The ban on books being sent to prisoners is part of the Incentives and Earned Privileges scheme, brought in by the Government in November. It allows inmates to earn the right to buy books and other items from approved catalogues based on good behaviour.

The guidelines allow prisoners to borrow books from their library, keeping up to 12 titles in their cell at any one time. However, doubts have been raised over how well the system is working in practice.

In a letter to Inside Time magazine, Nicholas Jordan, an inmate at HMP Oakwood in Staffordshire, wrote: “Some prisoners are saying they can only have 12 books in possession - lucky sods! Here at HMP Oakwood we do not have that luxury. There is no system in place here to purchase books from an approved supplier. We can buy games consoles or DVD players but cannot get books for love nor money. And neither can we have them sent in.

He continued: “The prison library is poorly stocked and trying to order an unstocked title can lead to a three month wait, though you usually get a slip back saying the title is 'unavailable'. I find all this ridiculous, especially if you want to use your time to educate yourself. So much for a 'forward thinking prison'.“

Last night a petition on the website calling for a rethink of the policy had gathered more than 15,000 signatures.

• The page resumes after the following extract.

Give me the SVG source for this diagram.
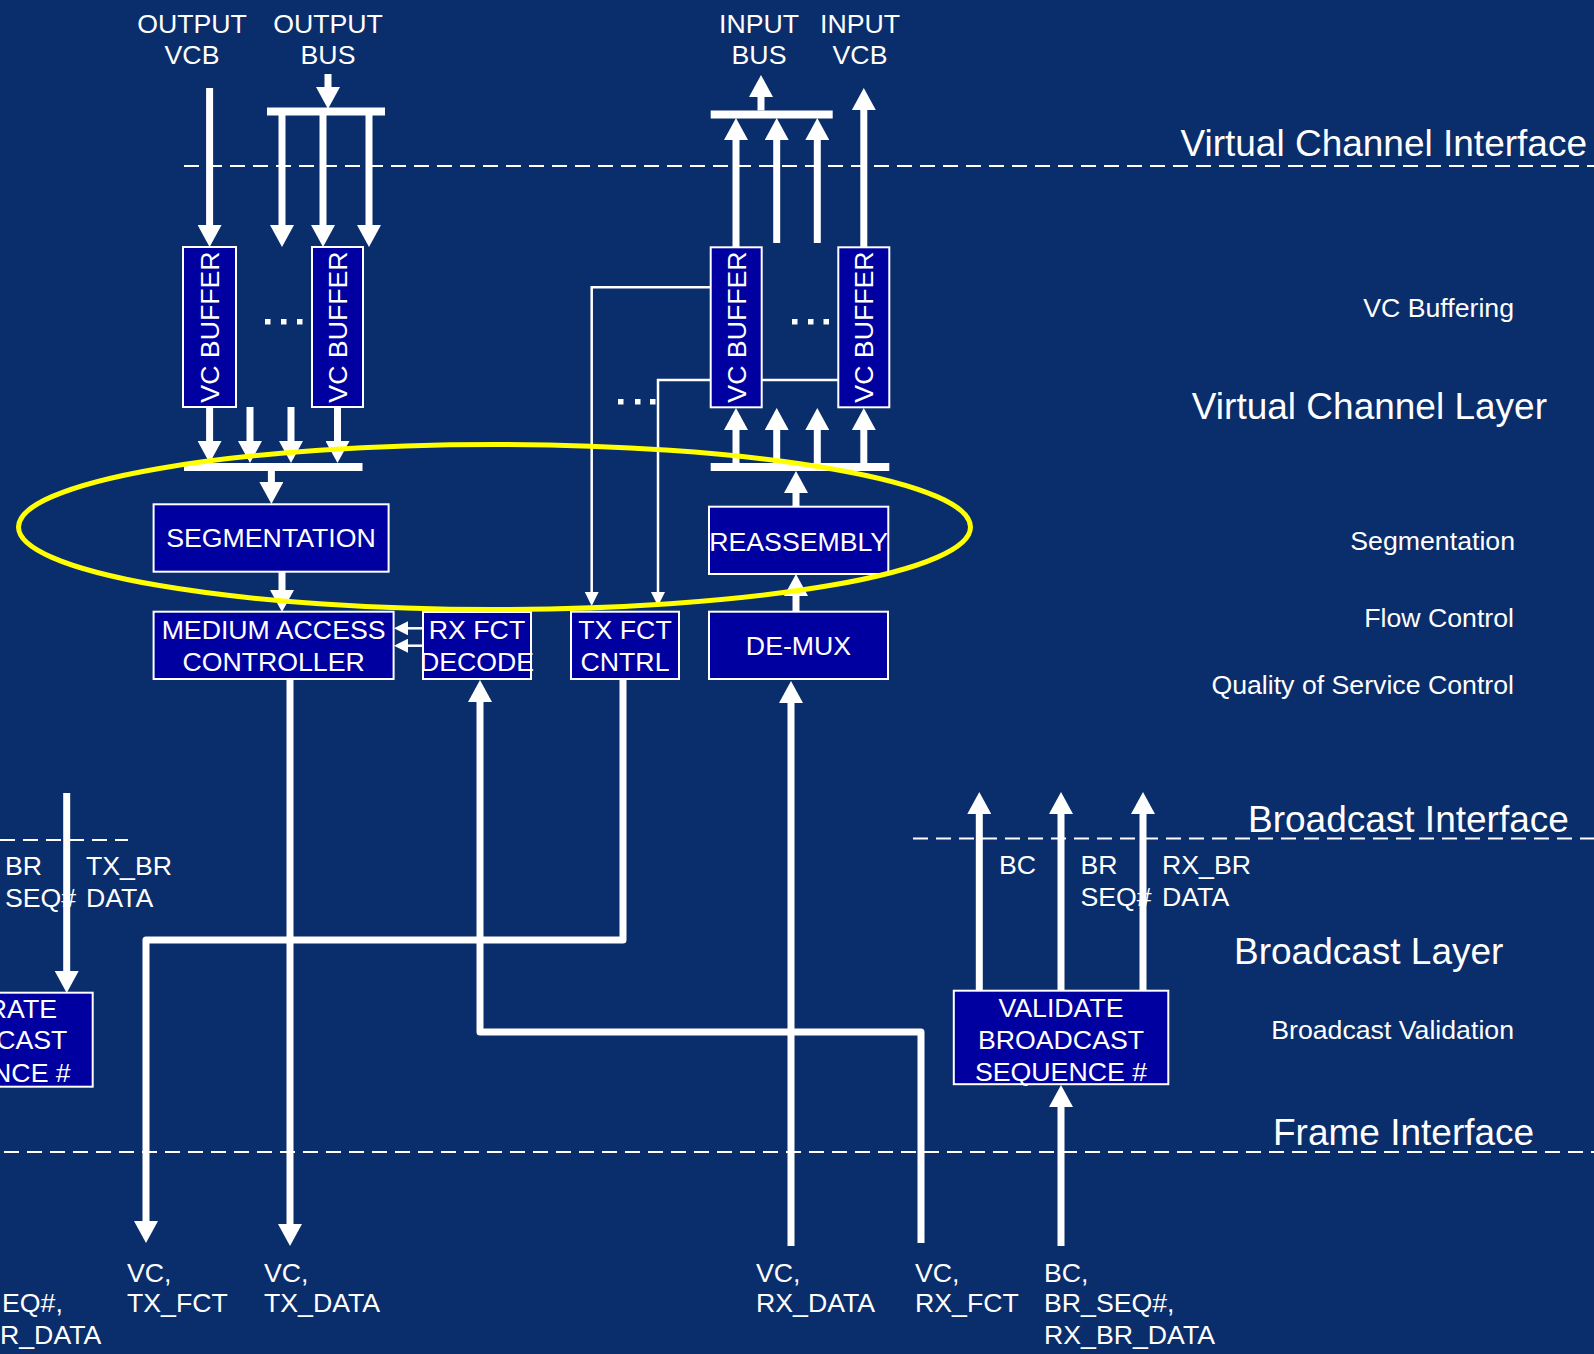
<svg xmlns="http://www.w3.org/2000/svg" width="1594" height="1354" viewBox="0 0 1594 1354">
<defs>
<style>
.t{font-family:"Liberation Sans",Arial,sans-serif;font-size:26.7px;fill:#fff}
.m{text-anchor:middle}
.e{text-anchor:end}
.big{font-size:37px}
.box{fill:#0000A0;stroke:#fff;stroke-width:2}
.w{fill:none;stroke:#fff;stroke-width:7;stroke-linejoin:round}
.bar{fill:none;stroke:#fff;stroke-width:8}
.th{fill:none;stroke:#fff;stroke-width:2.5}
.d{fill:none;stroke:#fff;stroke-width:2;stroke-dasharray:15 8}
.dot{fill:#fff}
</style>
<marker id="ah" markerUnits="userSpaceOnUse" markerWidth="22" markerHeight="24" viewBox="0 0 22 24" refX="0" refY="12" orient="auto">
<path d="M0,0 L22,12 L0,24 z" fill="#fff"/>
</marker>
<marker id="as" markerUnits="userSpaceOnUse" markerWidth="14" markerHeight="14" viewBox="0 0 14 14" refX="0" refY="7" orient="auto">
<path d="M0,0 L14,7 L0,14 z" fill="#fff"/>
</marker>
</defs>
<rect width="1594" height="1354" fill="#0A2D6B"/>

<g id="interfaces">
<path class="d" d="M184,166 H1594"/>
<path class="d" d="M0,840 H128"/>
<path class="d" d="M913,838.5 H1594"/>
<path class="d" d="M4,1152 H1594"/>
</g>

<g id="layer-labels" class="t">
<text class="big e" x="1587" y="156">Virtual Channel Interface</text>
<text class="e" x="1514" y="317">VC Buffering</text>
<text class="big e" x="1547" y="419">Virtual Channel Layer</text>
<text class="e" x="1515" y="550">Segmentation</text>
<text class="e" x="1514" y="627">Flow Control</text>
<text class="e" x="1514" y="694">Quality of Service Control</text>
<text class="big" x="1248" y="832">Broadcast Interface</text>
<text class="big" x="1234" y="964">Broadcast Layer</text>
<text class="e" x="1514" y="1039">Broadcast Validation</text>
<text class="big" x="1273" y="1145">Frame Interface</text>
</g>

<g id="signal-labels" class="t">
<text class="m" x="192" y="33">OUTPUT</text>
<text class="m" x="192" y="64">VCB</text>
<text class="m" x="328" y="33">OUTPUT</text>
<text class="m" x="328" y="64">BUS</text>
<text class="m" x="759" y="33">INPUT</text>
<text class="m" x="759" y="64">BUS</text>
<text class="m" x="860" y="33">INPUT</text>
<text class="m" x="860" y="64">VCB</text>
<text x="5" y="875">BR</text>
<text x="5" y="906.5">SEQ#</text>
<text x="86" y="875">TX_BR</text>
<text x="86" y="906.5">DATA</text>
<text x="999" y="874">BC</text>
<text x="1080.5" y="874">BR</text>
<text x="1080.5" y="906">SEQ#</text>
<text x="1162" y="874">RX_BR</text>
<text x="1162" y="906">DATA</text>
<text x="2" y="1312">EQ#,</text>
<text x="0" y="1344">R_DATA</text>
<text x="127" y="1282">VC,</text>
<text x="127" y="1312">TX_FCT</text>
<text x="264" y="1282">VC,</text>
<text x="264" y="1312">TX_DATA</text>
<text x="756" y="1282">VC,</text>
<text x="756" y="1312">RX_DATA</text>
<text x="915" y="1282">VC,</text>
<text x="915" y="1312">RX_FCT</text>
<text x="1044" y="1282">BC,</text>
<text x="1044" y="1312">BR_SEQ#,</text>
<text x="1044" y="1344">RX_BR_DATA</text>
</g>

<g id="connectors">
<path class="w" d="M209.6,88 V225" marker-end="url(#ah)"/>
<path class="w" d="M328,74 V87" marker-end="url(#ah)"/>
<path class="bar" d="M267,111.5 H385"/>
<path class="w" d="M282,115 V225" marker-end="url(#ah)"/>
<path class="w" d="M323,115 V225" marker-end="url(#ah)"/>
<path class="w" d="M369,115 V225" marker-end="url(#ah)"/>
<path class="w" d="M209.6,407 V441" marker-end="url(#ah)"/>
<path class="w" d="M250,407 V441" marker-end="url(#ah)"/>
<path class="w" d="M291,407 V441" marker-end="url(#ah)"/>
<path class="w" d="M337.5,407 V441" marker-end="url(#ah)"/>
<path class="bar" d="M184,467 H362.5"/>
<path class="w" d="M271.4,471 V482" marker-end="url(#ah)"/>
<path class="w" d="M282,572 V590" marker-end="url(#ah)"/>
<path class="w" d="M290,679 V1224" marker-end="url(#ah)"/>
<path class="w" d="M623,679 V940 H146 V1221" marker-end="url(#ah)"/>
<path class="w" d="M921,1243 V1032 H480 V702" marker-end="url(#ah)"/>
<path class="w" d="M791,1246 V703" marker-end="url(#ah)"/>
<path class="w" d="M796,612 V596" marker-end="url(#ah)"/>
<path class="w" d="M796,507 V493" marker-end="url(#ah)"/>
<path class="bar" d="M710.7,467 H889.3"/>
<path class="w" d="M736,463 V430" marker-end="url(#ah)"/>
<path class="w" d="M776.7,463 V430" marker-end="url(#ah)"/>
<path class="w" d="M817.3,463 V430" marker-end="url(#ah)"/>
<path class="w" d="M863.8,463 V430" marker-end="url(#ah)"/>
<path class="w" d="M736,247 V140" marker-end="url(#ah)"/>
<path class="w" d="M776.7,243 V140" marker-end="url(#ah)"/>
<path class="w" d="M817.3,243 V140" marker-end="url(#ah)"/>
<path class="bar" d="M710.7,114.5 H832.7"/>
<path class="w" d="M761,110.5 V97" marker-end="url(#ah)"/>
<path class="w" d="M863.8,247 V110" marker-end="url(#ah)"/>
<path class="w" d="M66.7,793 V971" marker-end="url(#ah)"/>
<path class="w" d="M979.3,991 V814" marker-end="url(#ah)"/>
<path class="w" d="M1061,991 V814" marker-end="url(#ah)"/>
<path class="w" d="M1143,991 V814" marker-end="url(#ah)"/>
<path class="w" d="M1061,1246 V1107" marker-end="url(#ah)"/>
<path class="th" d="M710.7,287.3 H591.7 V592" marker-end="url(#as)"/>
<path class="th" d="M838.3,380 H658 V592" marker-end="url(#as)"/>
<path class="th" d="M423,628.3 H408" marker-end="url(#as)"/>
<path class="th" d="M423,645.7 H408" marker-end="url(#as)"/>
</g>

<g id="dots">
<rect class="dot" x="265" y="319" width="5.5" height="5.5"/>
<rect class="dot" x="281" y="319" width="5.5" height="5.5"/>
<rect class="dot" x="297" y="319" width="5.5" height="5.5"/>
<rect class="dot" x="792" y="319" width="5.5" height="5.5"/>
<rect class="dot" x="808" y="319" width="5.5" height="5.5"/>
<rect class="dot" x="823.5" y="319" width="5.5" height="5.5"/>
<rect class="dot" x="618" y="399" width="5.5" height="5.5"/>
<rect class="dot" x="635" y="399" width="5.5" height="5.5"/>
<rect class="dot" x="650" y="399" width="5.5" height="5.5"/>
</g>

<g id="vc-buffer-out-1"><rect class="box" x="183" y="247" width="53" height="160"/><text class="t m" transform="translate(219,327) rotate(-90)">VC BUFFER</text></g>
<g id="vc-buffer-out-2"><rect class="box" x="312" y="247" width="51" height="160"/><text class="t m" transform="translate(347,327) rotate(-90)">VC BUFFER</text></g>
<g id="vc-buffer-in-1"><rect class="box" x="710.7" y="247.3" width="51" height="160"/><text class="t m" transform="translate(745.5,327) rotate(-90)">VC BUFFER</text></g>
<g id="vc-buffer-in-2"><rect class="box" x="838.3" y="247.3" width="51" height="160"/><text class="t m" transform="translate(873,327) rotate(-90)">VC BUFFER</text></g>
<g id="segmentation"><rect class="box" x="153.6" y="504.3" width="235" height="67.4"/><text class="t m" x="271" y="547">SEGMENTATION</text></g>
<g id="medium-access-controller"><rect class="box" x="153.6" y="611.7" width="240" height="67.3"/><text class="t m" x="273.6" y="639">MEDIUM ACCESS</text><text class="t m" x="273.6" y="671">CONTROLLER</text></g>
<g id="rx-fct-decode"><rect class="box" x="423" y="612" width="108" height="67"/><text class="t m" x="477" y="639">RX FCT</text><text class="t m" x="477" y="671">DECODE</text></g>
<g id="tx-fct-cntrl"><rect class="box" x="571" y="611.7" width="108" height="67.3"/><text class="t m" x="625" y="638.5">TX FCT</text><text class="t m" x="625" y="671">CNTRL</text></g>
<g id="reassembly"><rect class="box" x="709" y="506.7" width="179.3" height="67.3"/><text class="t m" x="798.7" y="551">REASSEMBLY</text></g>
<g id="de-mux"><rect class="box" x="709" y="611.7" width="179" height="67.3"/><text class="t m" x="798.5" y="655">DE-MUX</text></g>
<g id="validate-broadcast"><rect class="box" x="953.8" y="990.7" width="214.5" height="93.5"/><text class="t m" x="1061" y="1016.5">VALIDATE</text><text class="t m" x="1061" y="1048.5">BROADCAST</text><text class="t m" x="1061" y="1080.5">SEQUENCE #</text></g>
<g id="generate-broadcast"><rect class="box" x="-130" y="992.7" width="222.7" height="94"/><text class="t e" x="57" y="1017.5">RATE</text><text class="t e" x="67.3" y="1049">CAST</text><text class="t e" x="70.7" y="1081.5">NCE #</text></g>

<g id="highlight">
<ellipse cx="494.5" cy="527" rx="476" ry="82.5" fill="none" stroke="#FFFF00" stroke-width="5"/>
</g>
</svg>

Defending the policy, Mr Grayling said: “The restrictions on access to parcels by prisoners are necessary because of the need to limit the ability of offenders to get hold of drugs and contraband.

“Prisoners have always enjoyed and continue to enjoy full rights of access to all the titles available through the local public library service, which operates a full service in all of our prisons. If titles are not available there and then, they can be ordered as normal.”

David Cameron's official spokesman said yesterday that the Prime Minister fully backed Mr Grayling, but there are signs that the Justice Secretary does not enjoy similar levels of support from others in his party.

One senior Conservative minister told the Daily Mail: “Chris Grayling wins the prize for the Government's least enlightened minister. He has no backing for this from any quarter at all.”

Frances Crook, chief executive of the Howard League for Penal Reform, said: “I hope that the distinguished list of writers and dramatists calling upon the Ministry of Justice to change its mind will persuade ministers to make a U-turn. The Howard League is going to be seeking a meeting with Mr Grayling to see if we can resolve this problem and get prisoners reading.”